What is needed: Extract every line that includes the string "with".

Supplied information:
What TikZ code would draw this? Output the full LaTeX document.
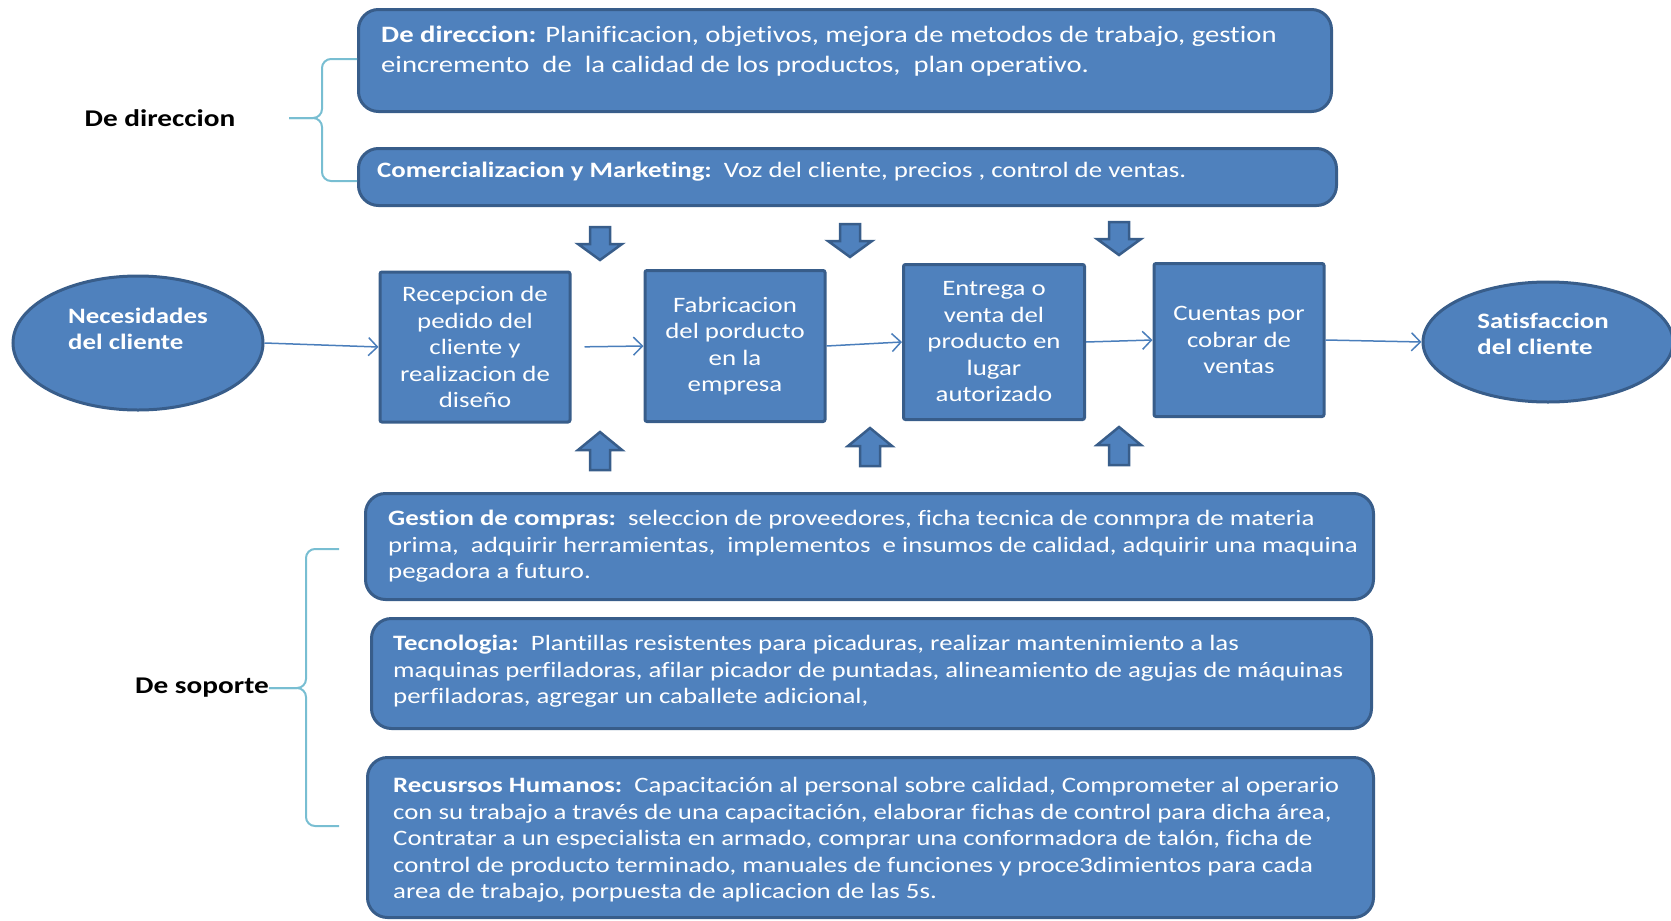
\documentclass[tikz,border=0pt]{standalone}
\usepackage{fontspec}
\setmainfont[FakeStretch=1.22,Ligatures=NoCommon]{Carlito}
\usetikzlibrary{shapes.geometric,arrows.meta}
\definecolor{boxfill}{HTML}{4F81BD}
\definecolor{boxline}{HTML}{385D8A}
\definecolor{flowline}{HTML}{4A7EBB}
\definecolor{bracecol}{RGB}{120,190,210}
\tikzset{
  panel/.style={draw=boxline, fill=boxfill, line width=3pt, rounded corners=20pt, inner sep=0pt, anchor=north west},
  paneltext/.style={text=white, align=left, anchor=north west, inner sep=0pt, font=\fontsize{22}{26.6}\selectfont},
  stage/.style={draw=boxline, fill=boxfill, line width=3pt, rounded corners=2pt, text=white, align=center, inner sep=0pt, font=\fontsize{22}{26.5}\selectfont},
  goal/.style={ellipse, draw=boxline, fill=boxfill, line width=3pt, inner sep=0pt},
  goaltext/.style={text=white, align=left, inner sep=0pt, font=\bfseries\fontsize{22}{26}\selectfont},
  flow/.style={draw=flowline, line width=1.5pt, -{Straight Barb[length=9pt,width=18pt]}},
  brace/.style={draw=bracecol, line width=2pt, rounded corners=9pt},
  side/.style={inner sep=0pt, font=\bfseries\fontsize{24}{28}\selectfont},
  blockarrow/.style={draw=boxline, fill=boxfill, line width=2.5pt, line join=miter}
}
\begin{document}
\begin{tikzpicture}[x=1pt,y=-1pt]
\useasboundingbox (0,0) rectangle (1671,921);
% direccion
\node[panel, minimum width=973pt, minimum height=102pt] (dirbox) at (357,8) {};
\node[paneltext, font=\fontsize{23.5}{30}\selectfont] (dirtxt) at (381,26) {\textbf{De direccion:} Planificacion, objetivos, mejora de metodos\ de trabajo,\ gestion\\eincremento\ \ de\ \ la calidad de los productos,\ \ plan operativo.};
\node[panel, minimum width=978pt, minimum height=57pt] (combox) at (357,147) {};
\node[paneltext] (comtxt) at (377,162) {\textbf{Comercializacion y Marketing:}\ \ Voz del cliente, precios , control de ventas.};
\node[side] (dirlabel) at (160,118) {De direccion};
\draw[brace] (357,59) -- (322,59) -- (322,118) -- (289,118);
\draw[brace] (289,118) -- (322,118) -- (322,181) -- (357,181);
% cadena de valor
\node[goal, minimum width=250pt, minimum height=134pt] (need) at (138,343) {};
\node[goaltext] (needtxt) at (138,329) {Necesidades\\del cliente};
\node[stage, minimum width=190pt, minimum height=150pt] (recep) at (475,347) {Recepcion de\\pedido del\\cliente y\\realizacion de\\diseño};
\node[stage, minimum width=180pt, minimum height=151pt] (fabric) at (735,346) {Fabricacion\\del porducto\\en la\\empresa};
\node[stage, minimum width=181pt, minimum height=155pt] (entrega) at (994,342) {Entrega o\\venta del\\producto en\\lugar\\autorizado};
\node[stage, minimum width=170pt, minimum height=153pt] (cuentas) at (1239,340) {Cuentas por\\cobrar de\\ventas};
\node[goal, minimum width=250pt, minimum height=120pt] (satis) at (1548,342) {};
\node[goaltext] (satistxt) at (1543,334) {Satisfaccion\\del cliente};
\draw[flow] (need.east) -- (recep.west);
\draw[flow, shorten <=13pt] (recep.east) -- (fabric.west);
\draw[flow] (fabric.east) -- (entrega.west);
\draw[flow] (entrega.east) -- (cuentas.west);
\draw[flow] (cuentas.east) -- (satis.west);
\foreach \ax/\ay in {600/227, 850/224, 1119/222}
  \filldraw[blockarrow] (\ax-10,\ay) -- (\ax+10,\ay) -- (\ax+10,\ay+17) -- (\ax+22,\ay+17) -- (\ax,\ay+33) -- (\ax-22,\ay+17) -- (\ax-10,\ay+17) -- cycle;
\foreach \ax/\ay in {600/470, 870/466, 1119/465}
  \filldraw[blockarrow] (\ax-10,\ay) -- (\ax+10,\ay) -- (\ax+10,\ay-20) -- (\ax+22,\ay-20) -- (\ax,\ay-38) -- (\ax-22,\ay-20) -- (\ax-10,\ay-20) -- cycle;
% soporte
\node[panel, minimum width=1008pt, minimum height=106pt] (compbox) at (364,492) {};
\node[paneltext] (comptxt) at (388,510) {\textbf{Gestion de compras:}\ \ seleccion de proveedores, ficha tecnica de conmpra de materia\\prima,\ \ adquirir herramientas,\ \ implementos\ \ e insumos de calidad, adquirir una maquina\\pegadora a futuro.};
\node[panel, minimum width=1000pt, minimum height=110pt] (tecbox) at (370,617) {};
\node[paneltext] (tectxt) at (393,635) {\textbf{Tecnologia:}\ \ Plantillas resistentes para picaduras, realizar mantenimiento a las\\maquinas perfiladoras, afilar picador de puntadas, alineamiento de agujas de máquinas\\perfiladoras, agregar un caballete adicional,};
\node[panel, minimum width=1006pt, minimum height=160pt] (rhbox) at (366,756) {};
\node[paneltext] (rhtxt) at (393,777) {\textbf{Recusrsos Humanos:}\ \ Capacitación al personal sobre calidad, Comprometer al operario\\con su trabajo a través de una capacitación, elaborar fichas de control para dicha área,\\Contratar a un especialista en armado, comprar una conformadora de talón, ficha de\\control de producto terminado, manuales de funciones y proce3dimientos para cada\\area de trabajo, porpuesta de aplicacion de las 5s.};
\node[side] (suplabel) at (202,688) {De soporte};
\draw[brace] (339,549) -- (306,549) -- (306,688) -- (suplabel.east);
\draw[brace] (suplabel.east) -- (306,688) -- (306,826) -- (339,826);
\end{tikzpicture}
\end{document}
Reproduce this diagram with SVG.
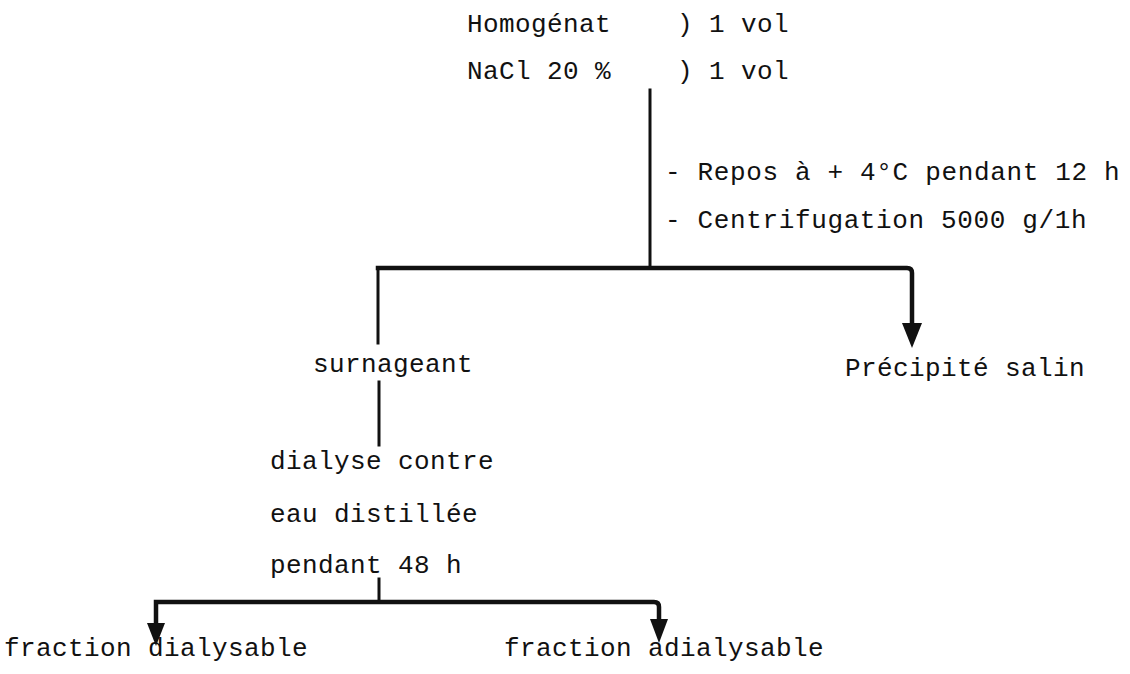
<svg xmlns="http://www.w3.org/2000/svg" width="1130" height="674" viewBox="0 0 1130 674">
<style>
  text { font-family: "Liberation Mono", "Courier New", monospace; font-size: 26px; letter-spacing: 0.4px; fill: #111; }
  .ln { stroke: #111; fill: none; stroke-linecap: square; }
  .thin { stroke-width: 3; }
  .thick { stroke-width: 4.5; }
  .ah { fill: #111; }
</style>
<rect width="1130" height="674" fill="#ffffff"/>
<g id="connectors">
  <line class="ln thin" x1="650" y1="90" x2="650" y2="268"/>
  <path class="ln thick" d="M378,268 H907 Q912,268 912,273 V326"/>
  <line class="ln thin" x1="378" y1="268" x2="378" y2="343"/>
  <polygon class="ah" points="902,323 922,323 912,348"/>
  <line class="ln thin" x1="379" y1="382" x2="379" y2="445"/>
  <line class="ln thin" x1="379" y1="579" x2="379" y2="602"/>
  <path class="ln thick" d="M156,624 V602 H654 Q659,602 659,607 V620"/>
  <polygon class="ah" points="147,623 165,623 156,646"/>
  <polygon class="ah" points="650,619 668,619 659,643"/>
</g>
<g id="homogenat">
  <text x="467" y="32">Homogénat</text>
  <text x="677" y="32">) 1 vol</text>
</g>
<g id="nacl">
  <text x="467" y="79">NaCl 20 %</text>
  <text x="677" y="79">) 1 vol</text>
</g>
<g id="conditions">
  <text x="665" y="180" textLength="455" lengthAdjust="spacing">- Repos à + 4°C pendant 12 h</text>
  <text x="665" y="228" textLength="422" lengthAdjust="spacing">- Centrifugation 5000 g/1h</text>
</g>
<g id="surnageant">
  <text x="313" y="372">surnageant</text>
</g>
<g id="precipite">
  <text x="845" y="376">Précipité salin</text>
</g>
<g id="dialyse">
  <text x="270" y="469">dialyse contre</text>
  <text x="270" y="522">eau distillée</text>
  <text x="270" y="573">pendant 48 h</text>
</g>
<g id="fraction-dialysable">
  <text x="4" y="656">fraction dialysable</text>
</g>
<g id="fraction-adialysable">
  <text x="504" y="656">fraction adialysable</text>
</g>
</svg>
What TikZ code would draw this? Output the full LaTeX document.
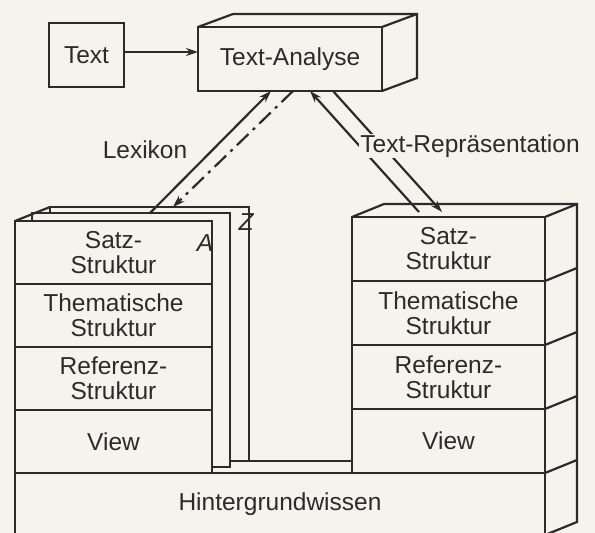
\documentclass[tikz,border=0pt]{standalone}
\usepackage{fontspec}
\setmainfont{Liberation Sans}
\usepackage{tikz}
\usetikzlibrary{positioning,arrows.meta,calc}
\definecolor{paper}{HTML}{F5F3EC}
\definecolor{ink}{HTML}{2B2B2B}
\newcommand{\diafont}{\fontsize{24.5}{25}\selectfont}
\tikzset{
    box/.style={rectangle, draw=ink, line width=2.2pt, fill=paper, align=center, font=\diafont, text=ink, inner sep=0pt, outer sep=0pt},
    layer/.style={box, minimum height=64pt},
    sheet/.style={rectangle, draw=ink, line width=2.2pt, fill=paper, outer sep=0pt},
    face/.style={draw=ink, line width=2.2pt},
    arrow/.style={-{Stealth[length=12pt,width=8pt]}, line width=2.2pt, color=ink},
    lbl/.style={font=\diafont, text=ink}
}
\begin{document}
\begin{tikzpicture}[x=1pt, y=-1pt]

\fill[paper] (0,0) rectangle (595,533);
\useasboundingbox (0,0) rectangle (595,533);
\clip (0,0) rectangle (595,533);

\node[box, minimum width=75pt, minimum height=64pt] (text) at (86.5,55) {Text};
\node[box, minimum width=184pt, minimum height=64pt] (ana) at (290,59) {Text-Analyse};
\draw[face] (ana.north west) -- ++(35,-13) -| ($(ana.south east)+(35,-13)$) -- (ana.south east);
\draw[face] (ana.north east) -- ++(35,-13);

% sheets behind the left stack
\node[sheet, minimum width=199pt, minimum height=254pt] (sheetz) at (149.5,334) {};
\node[sheet, minimum width=198pt, minimum height=254pt] (sheeta) at (131,340) {};

\node[layer, minimum width=197pt, minimum height=63pt] (ls1) at (113.5,252.5) {Satz-\\Struktur};
\node[layer, minimum width=197pt, minimum height=63pt, below=0pt of ls1] (ls2) {Thematische\\Struktur};
\node[layer, minimum width=197pt, minimum height=63pt, below=0pt of ls2] (ls3) {Referenz-\\Struktur};
\node[layer, minimum width=197pt, minimum height=63pt, below=0pt of ls3] (ls4) {View};
\draw[face] (ls1.north west) -- (sheetz.north west);

\node[layer, minimum width=193pt] (rs1) at (448.5,249) {Satz-\\Struktur};
\node[layer, minimum width=193pt, below=0pt of rs1] (rs2) {Thematische\\Struktur};
\node[layer, minimum width=193pt, below=0pt of rs2] (rs3) {Referenz-\\Struktur};
\node[layer, minimum width=193pt, below=0pt of rs3] (rs4) {View};

\draw[face] (sheetz.south east) -- (sheetz.south east -| rs4.west);

\node[box, minimum width=530pt, minimum height=62pt, anchor=north west] (hw) at (ls4.south west) {Hintergrundwissen};

% side faces of the right stack
\draw[face] (rs1.north west) -- ++(32,-13) -| ($(hw.south east)+(32,-13)$) -- (hw.south east);
\foreach \c in {rs1.north east, rs1.south east, rs2.south east, rs3.south east, rs4.south east}
    \draw[face] (\c) -- ++(32,-13);

\node[lbl, font=\diafont\itshape] (a) at (205,243) {A};
\node[lbl, font=\diafont\itshape] (z) at (246,222) {Z};

\draw[arrow] ([yshift=3pt]text.east) -- ([yshift=3pt]text.east -| ana.west);
\draw[arrow] ([xshift=19pt]sheeta.north) -- ([xshift=-19pt]ana.south);
\draw[arrow, dash pattern=on 16pt off 6pt on 3pt off 6pt] ([xshift=3pt]ana.south) -- ([xshift=23.5pt]sheetz.north);
\draw[arrow] ([xshift=-29.5pt,yshift=5pt]rs1.north) -- ([xshift=20pt]ana.south);
\draw[arrow] ([xshift=43pt]ana.south) -- ([xshift=-6.5pt,yshift=5pt]rs1.north);

\node[lbl] (lex) at (145,150) {Lexikon};
\node[lbl, fill=paper, inner sep=1pt] (rep) at (470,146) {Text-Repräsentation};

\end{tikzpicture}
\end{document}
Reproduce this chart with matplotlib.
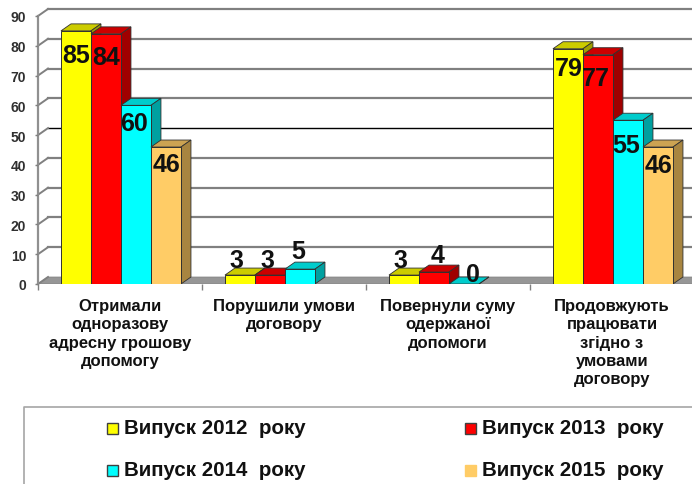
import matplotlib
matplotlib.use("Agg")
import matplotlib.pyplot as plt
from matplotlib.patches import Polygon, Rectangle
from matplotlib.lines import Line2D

plt.rcParams['font.family'] = ['Liberation Sans', 'DejaVu Sans']
plt.rcParams['font.weight'] = 'bold'

categories = ["Отримали\nодноразову\nадресну грошову\nдопомогу",
              "Порушили умови\nдоговору",
              "Повернули суму\nодержаної\nдопомоги",
              "Продовжують\nпрацювати\nзгідно з\nумовами\nдоговору"]
series_names = ["Випуск 2012  року", "Випуск 2013  року", "Випуск 2014  року", "Випуск 2015  року"]
v2012 = [85, 3, 3, 79]
v2013 = [84, 3, 4, 77]
v2014 = [60, 5, 0, 55]
v2015 = [46, 0, 0, 46]
yticks = [0, 10, 20, 30, 40, 50, 60, 70, 80, 90]

# front, top, side
colors = [("#ffff00", "#cccc00", "#a0a000"),
          ("#ff0000", "#cc0000", "#a00000"),
          ("#00ffff", "#00cccc", "#00a0a0"),
          ("#ffcc66", "#cca352", "#a88540")]

# label nudges in pixels (x, y below bar top), read per bar, None = no label
label_off = [[(0, 24), (0, 23), (-2, 18), (1, 17)],
             [(-4, -15), (-3, -15), (-2, -18), None],
             [(-4, -15), (4, -17), (9, -10), None],
             [(1, 19), (-2, 23), (-2, 25), (1, 18)]]

W, H = 692, 485
fig = plt.figure(figsize=(W / 100, H / 100), dpi=100)
ax = fig.add_axes([38 / W, 1 - 285 / H, 656 / W, 268 / H])
ax.set_xlim(0, 4)
ax.set_ylim(0, 90)

DX = 10 / 164
DY = 7 * 90 / 268
BW = 30 / 164
START = 0.14
RIGHT = 4.2

# floor
ax.add_patch(Polygon([(0, 0), (DX, DY), (RIGHT, DY), (RIGHT, 0)], fc="#969696", ec="#808080", lw=0.5,
                     zorder=1, clip_on=True))
# walls
for v in yticks:
    c = "black" if v == 50 else "#808080"
    lw = 1.0 if v == 50 else 1.6
    if v > 0:
        ax.plot([DX, RIGHT], [v + DY, v + DY], color=c, lw=lw, zorder=1, clip_on=False)
    ax.plot([0, DX], [v, v + DY], color="#808080", lw=1.4, zorder=1, clip_on=False)
ax.plot([0, 0], [0, 90], color="#909090", lw=1.6, zorder=1, clip_on=False)

all_series = [v2012, v2013, v2014, v2015]
for i in range(4):
    for s in range(4):
        v = all_series[s][i]
        if label_off[i][s] is None:
            continue
        x = i + START + s * BW
        front, top, side = colors[s]
        z = 2 + s
        ax.add_patch(Polygon([(x, v), (x + DX, v + DY), (x + BW + DX, v + DY), (x + BW, v)],
                             fc=top, ec="#303030", lw=0.6, zorder=z))
        ax.add_patch(Polygon([(x + BW, 0), (x + BW + DX, DY), (x + BW + DX, v + DY), (x + BW, v)],
                             fc=side, ec="#303030", lw=0.6, zorder=z))
        if v > 0:
            ax.add_patch(Rectangle((x, 0), BW, v, fc=front, ec="#303030", lw=0.7, zorder=z))
        ox, oy = label_off[i][s]
        ax.annotate(str(v), (x + BW / 2, v), xytext=(ox * 0.72, -oy * 0.72), textcoords="offset points",
                    ha="center", va="center", fontsize=18, color="#111111", zorder=10)

for sp in ax.spines.values():
    sp.set_visible(False)
ax.patch.set_visible(False)
ax.set_yticks(yticks)
ax.tick_params(axis="y", length=2.5, color="#808080", width=1, pad=6, labelsize=10, labelcolor="#303030")
ax.set_xticks(range(5))
ax.set_xticklabels([])
ax.set_xticks([0.5, 1.5, 2.5, 3.5], categories, minor=True, linespacing=1.28)
ax.tick_params(axis="x", which="major", length=4, color="#808080", width=1)
ax.tick_params(axis="x", which="minor", length=0, pad=10, labelsize=12, labelcolor="#111111")

# legend box, cut by the picture edge
fig.add_artist(Line2D([24 / W, 24 / W, 1], [0, 1 - 408 / H, 1 - 408 / H], color="#a6a6a6", lw=1.2))
leg_x = [107, 465, 107, 465]
leg_y = [429, 429, 471, 471]
for s in range(4):
    fig.add_artist(Rectangle(((leg_x[s]) / W, 1 - (leg_y[s] + 5.5) / H), 11 / W, 11 / H,
                             fc=colors[s][0], ec="#404040" if s < 3 else colors[s][0], lw=1,
                             transform=fig.transFigure))
    fig.text((leg_x[s] + 17) / W, 1 - leg_y[s] / H, series_names[s], fontsize=14.8, va="center",
             ha="left", color="#111111")

fig.savefig("out.png", dpi=100)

Exercise result:
Reproduce this diagram with SVG.
Reproduce this chart with matplotlib.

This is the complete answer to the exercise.